One family: Camellia Sinensis
All teas plants are from the family of Camellia Sinensis.
Two main subdivision
Assam: a tall tree with large leaves
Chinese: a shorter tree with small leaves.
It is thought that tea trees are originally from Southeast Asia, with the first tea production in the southern part of China’s current Yunnan province.
Over 6,000 years ago
Since 1978, several archeology research projects led to discovering roots of the Camellia Sinenses plant and pottery in the Tianluo mountains that were estimated to be 7,000 years old. Tianluo Mountain is a part of an archaeological site for the neolithic Hemudu culture, which flourished between 7000 BC and 6000 BC. Confirming
This confirmed it must have been the Hemudu culture, flourishing in 7,000 BC and 6000 BC, that started cultivating and brewing tea.
Shen Nong and the beginning of tea drinking
Chinese classical legend of Shennong, (神農, "God Farmer"), said to have lived some 4,000 years ago; founder of agriculture and forestry as well as basic Chinese Medicine.
In one popular Chinese legend, Shennong was drinking a bowl of just-boiled water due to a decree that his subjects must boil water before drinking it sometime around 2737 BC when a few leaves were blown from a nearby tree into his water, changing the color; the emperor took a sip of the brew and was pleasantly surprised by its flavor and restorative properties.
Tea in Japan
The first reference to tea in Japan appears in records of the Nara period (710–794), a period when Japan sent diplomatic missions to Chang'an, the capital of China's Tang dynasty (618–907).
In 804, the Buddhist monks Kūkai and Saichō arrived in China to study religion as part of a government-sponsored mission during the Heian period (794–1185). The Shōryōshū (814) mentions that Kūkai drank tea during his time in China. He returned to Japan in the year 806.
Kūkai is also the first to use the term chanoyu (茶の湯), which later came to refer specifically to the Japanese tea ceremony. Upon their return to Japan, Kūkai and Saichō founded the Shingon and Tendai schools of Buddhism, respectively. One or both of them are thought to have brought back the first tea seeds to Japan during this trip. Saichō, who returned in 805, is often credited for being the first to plant tea seeds in Japan, although the documentary evidence is uncertain.
Eisai and the popularization of tea
The Zen monk Eisai (1141–1215), founder of the Rinzai school of Buddhism, is generally credited for popularizing tea in Japan.
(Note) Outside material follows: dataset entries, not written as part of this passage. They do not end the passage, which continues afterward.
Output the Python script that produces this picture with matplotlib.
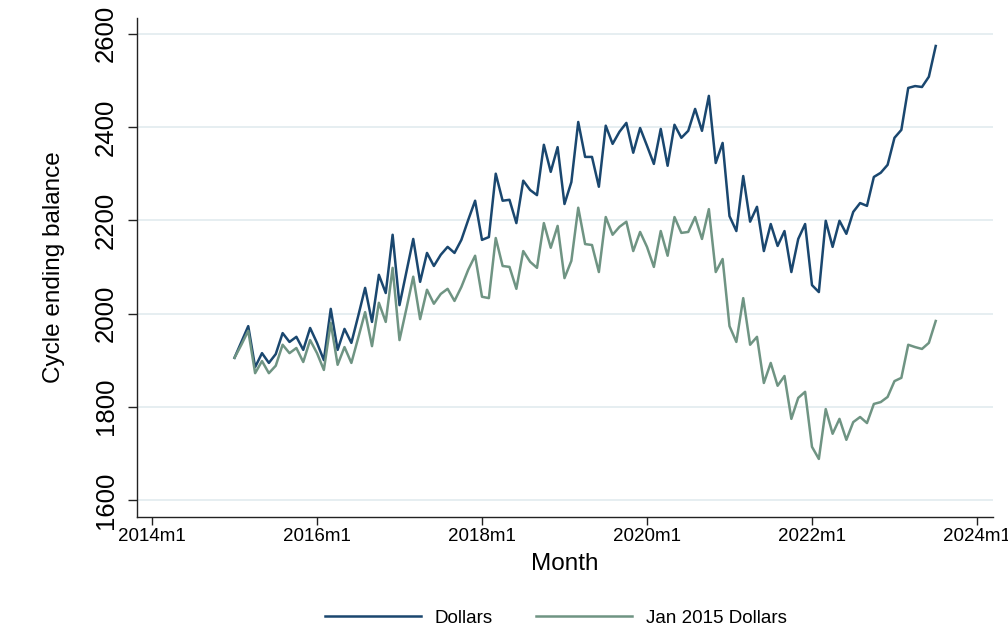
import numpy as np
import matplotlib
matplotlib.use('Agg')
import matplotlib.pyplot as plt

plt.rcParams['font.family'] = ['Liberation Sans', 'DejaVu Sans']

# monthly series, 2015m1 .. 2023m7
start_year = 2015
dollars = [1905, 1939, 1973, 1885, 1915, 1894, 1913, 1958, 1939, 1950, 1922, 1969,
           1937, 1900, 2010, 1922, 1967, 1937, 1995, 2055, 1982, 2083, 2044, 2169,
           2018, 2089, 2160, 2068, 2130, 2102, 2126, 2143, 2130, 2158, 2201, 2242,
           2158, 2164, 2300, 2242, 2244, 2194, 2285, 2265, 2254, 2362, 2304, 2357,
           2235, 2282, 2411, 2336, 2336, 2272, 2403, 2364, 2390, 2409, 2345, 2398,
           2360, 2321, 2396, 2317, 2405, 2377, 2392, 2439, 2392, 2467, 2323, 2366,
           2209, 2177, 2295, 2197, 2229, 2134, 2192, 2145, 2177, 2089, 2160, 2192,
           2061, 2046, 2199, 2143, 2199, 2171, 2218, 2237, 2231, 2293, 2302, 2319,
           2377, 2394, 2484, 2488, 2486, 2508, 2574]
real_dollars = [1905, 1933, 1963, 1872, 1898, 1872, 1888, 1933, 1915, 1926, 1896, 1943,
                1915, 1879, 1980, 1890, 1928, 1894, 1948, 2003, 1930, 2023, 1982, 2098,
                1943, 2010, 2079, 1988, 2051, 2021, 2042, 2053, 2027, 2057, 2094, 2124,
                2036, 2033, 2162, 2102, 2100, 2053, 2134, 2111, 2098, 2194, 2141, 2188,
                2076, 2113, 2227, 2149, 2147, 2089, 2207, 2169, 2186, 2197, 2134, 2175,
                2143, 2100, 2177, 2124, 2207, 2173, 2175, 2207, 2160, 2224, 2089, 2117,
                1973, 1939, 2033, 1933, 1950, 1851, 1894, 1845, 1866, 1774, 1819, 1832,
                1714, 1688, 1795, 1742, 1774, 1729, 1767, 1778, 1765, 1806, 1810, 1821,
                1855, 1862, 1933, 1928, 1924, 1937, 1984]
series_names = ['Dollars', 'Jan 2015 Dollars']
xtick_years = [2014, 2016, 2018, 2020, 2022, 2024]
yticks = [1600, 1800, 2000, 2200, 2400, 2600]

t = start_year + np.arange(len(dollars)) / 12.0

fig = plt.figure(figsize=(10.08, 6.28), dpi=100)
ax = fig.add_axes([0.1359, 0.1768, 0.8492, 0.7945])

ax.set_yticks(yticks)
ax.grid(axis='y', color='#e6eef1', linewidth=1.4)
ax.set_axisbelow(True)

ax.plot(t, dollars, color='#1a476f', linewidth=1.8, label=series_names[0])
ax.plot(t, real_dollars, color='#6f9483', linewidth=1.8, label=series_names[1])

ax.set_xlim(2013.818, 2024.194)
ax.set_ylim(1563.5, 2634)
ax.set_xticks(xtick_years)
ax.set_xticklabels(['%dm1' % y for y in xtick_years])

for s in ['top', 'right']:
    ax.spines[s].set_visible(False)
for s in ['left', 'bottom']:
    ax.spines[s].set_color('#222222')
    ax.spines[s].set_linewidth(1.0)

ax.tick_params(axis='x', length=6, width=1, pad=2, labelsize=13.5, colors='#222222', labelcolor='black')
ax.tick_params(axis='y', length=6.5, width=1, pad=7, labelsize=18.5, colors='#222222', labelcolor='black')
for lab in ax.get_yticklabels():
    lab.set_rotation(90)
    lab.set_va('center')

ax.set_ylabel('Cycle ending balance', fontsize=17.5, labelpad=21)
ax.set_xlabel('Month', fontsize=17.5, labelpad=6)

fig.legend(loc='center', bbox_to_anchor=(0.5516, 0.016), ncol=2, frameon=False,
           fontsize=13.5, handlelength=5.1, handletextpad=0.75, columnspacing=2.3)

fig.savefig('out.png', dpi=100, facecolor='white')
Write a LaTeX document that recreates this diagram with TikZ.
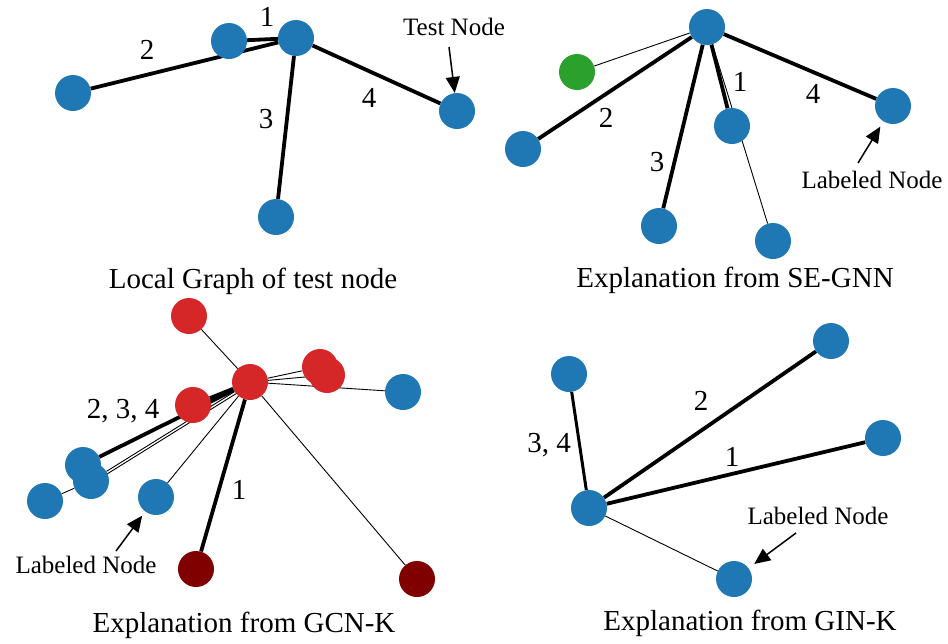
\documentclass[tikz,border=0pt]{standalone}
\usepackage{fontspec}
\setmainfont{Liberation Serif}
\usetikzlibrary{arrows.meta,backgrounds}
\definecolor{nodeblue}{HTML}{1F77B4}
\definecolor{nodegreen}{HTML}{2CA02C}
\definecolor{nodered}{HTML}{D62728}
\definecolor{nodedark}{HTML}{800000}

\begin{document}
\begin{tikzpicture}[
    x=1pt, y=-1pt,
    vertex/.style={circle, fill=nodeblue, minimum size=36pt, inner sep=0pt},
    hot/.style={vertex, fill=nodered},
    cold/.style={vertex, fill=nodedark},
    heavy/.style={line width=3.8pt},
    light/.style={line width=0.9pt},
    edgenum/.style={font=\fontsize{29}{30}\selectfont, anchor=base, inner sep=0pt},
    caption/.style={font=\fontsize{29}{30}\selectfont, anchor=base, inner sep=0pt},
    note/.style={font=\fontsize{25}{26}\selectfont, anchor=base, inner sep=0pt},
    pointer/.style={-{Triangle[length=16pt, width=14pt]}, line width=1.5pt}
]
\useasboundingbox (0,0) rectangle (948,643);

% Panel 1: local graph of the test node
\node[vertex] (p1) at (73,93) {};
\node[vertex] (p2) at (229,41) {};
\node[vertex] (p3) at (296,38) {};
\node[vertex] (p4) at (457,111) {};
\node[vertex] (p5) at (276,217) {};
\begin{scope}[on background layer]
\draw[heavy] (p1) -- (p3);
\draw[heavy] (p2) -- (p3);
\draw[heavy] (p3) -- (p5);
\draw[heavy] (p3) -- (p4);
\end{scope}
\node[edgenum] at (267,26) {1};
\node[edgenum] at (147,59) {2};
\node[edgenum] at (266,128) {3};
\node[edgenum] at (369,107) {4};
\node[note] (testlbl) at (454,35) {Test Node};
\coordinate (testtail) at (449,47);
\draw[pointer] (testtail) -- (p4);
\node[caption] (cap1) at (253,288) {Local Graph of test node};

% Panel 2: SE-GNN
\node[vertex] (s0) at (707,27) {};
\node[vertex, fill=nodegreen] (s1) at (577,72) {};
\node[vertex] (s2) at (523,149) {};
\node[vertex] (s3) at (659,226) {};
\node[vertex] (s4) at (732,126) {};
\node[vertex] (s5) at (773,241) {};
\node[vertex] (s6) at (893,106) {};
\begin{scope}[on background layer]
\draw[light] (s0) -- (s1);
\draw[light] (s0) -- (s5);
\foreach \t in {s2, s3, s4, s6}
    \draw[heavy] (s0) -- (\t);
\end{scope}
\node[edgenum] at (740,91) {1};
\node[edgenum] at (606,127) {2};
\node[edgenum] at (657,171) {3};
\node[edgenum] at (813,103) {4};
\node[note] (seglbl) at (872,188) {Labeled Node};
\coordinate (segtail) at (858,163);
\draw[pointer, shorten >=6pt] (segtail) -- (s6);
\node[caption] (cap2) at (735,287) {Explanation from SE-GNN};

% Panel 3: GCN-K
\node[hot] (g1) at (189,316) {};
\node[hot] (g2) at (320,367) {};
\node[hot] (g3) at (327,375) {};
\node[vertex] (g4) at (403,392) {};
\node[vertex] (g6) at (83,465) {};
\node[vertex] (g7) at (91,481) {};
\node[vertex] (g8) at (45,501) {};
\node[vertex] (g9) at (156,497) {};
\node[cold] (g10) at (196,569) {};
\node[cold] (g11) at (417,579) {};
\node[hot] (g5) at (193,405) {};
\node[hot] (g0) at (250,382) {};
\begin{scope}[on background layer]
\foreach \t in {g1, g2, g3, g4, g9, g11}
    \draw[light] (g0) -- (\t);
\draw[heavy] (g0) -- (g5);
\draw[heavy] (g0) -- (g6);
\draw[light] (g0) -- (g7);
\draw[light] ([yshift=-3pt]g0.center) -- ([yshift=-3pt]g7.center);
\draw[light] (g7) -- (g8);
\draw[heavy] (g0) -- (g10);
\end{scope}
\node[edgenum] at (123,418) {2, 3, 4};
\node[edgenum] at (239,499) {1};
\node[note] (gcnlbl) at (86,573) {Labeled Node};
\coordinate (gcntail) at (116,551);
\draw[pointer, shorten >=5pt] (gcntail) -- (g9);
\node[caption] (cap3) at (244,632) {Explanation from GCN-K};

% Panel 4: GIN-K
\node[vertex] (k0) at (589,508) {};
\node[vertex] (k1) at (569,374) {};
\node[vertex] (k2) at (831,341) {};
\node[vertex] (k3) at (883,438) {};
\node[vertex] (k4) at (734,579) {};
\begin{scope}[on background layer]
\draw[line width=3pt] (k0) -- (k1);
\draw[heavy] (k0) -- (k2);
\draw[heavy] (k0) -- (k3);
\draw[light] (k0) -- (k4);
\end{scope}
\node[edgenum] at (701,410) {2};
\node[edgenum] at (732,466) {1};
\node[edgenum] at (549,452) {3, 4};
\node[note] (ginlbl) at (818,524) {Labeled Node};
\coordinate (gintail) at (796,533);
\draw[pointer, shorten >=7pt] (gintail) -- (k4);
\node[caption] (cap4) at (750,630) {Explanation from GIN-K};

\end{tikzpicture}
\end{document}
In 1191, Eisai returned from a trip to China and brought back tea seeds which he planted on the island of Hirado, and in the mountains of Kyushu.
He also gave some seeds to the monk Myōe, abbot of the Kōzan-ji temple in Kyoto. Myōe planted these seeds in Toganoo (栂尾) and Uji, which became the sites of the first large scale cultivation of tea in Japan.
At first, Toganoo tea was seen as the finest in Japan, and was called "real tea" (本茶 honcha), as opposed to "non-tea" (非茶 hicha) produced elsewhere in Japan. By the 15th century, however, Uji tea surpassed that of Toganoo, and the terms honcha and hicha came to refer to Uji tea and non-Uji tea.
By the 14th century, the practice of drinking powdered brick tea had fallen out of fashion in China. Instead, most tea was hand-fired over a dry wok to stop the process of oxidation, and purchased as loose leaves rather than compressed bricks.
The method of steeping loose tea leaves in hot water came to be known as "boiled tea" (煎茶 sencha), and it soon led to a new way of producing green tea that would work well with this technique. In 1737, an Uji-based tea grower named Nagatani Sōen developed what is now the standard process for making leaf teas in Japan: tea leaves are first steamed, then rolled into narrow needles and dried in an oven.
Sencha grew in popularity over time, and is now the most popular form of tea in Japan, representing 80 percent of all tea produced each year.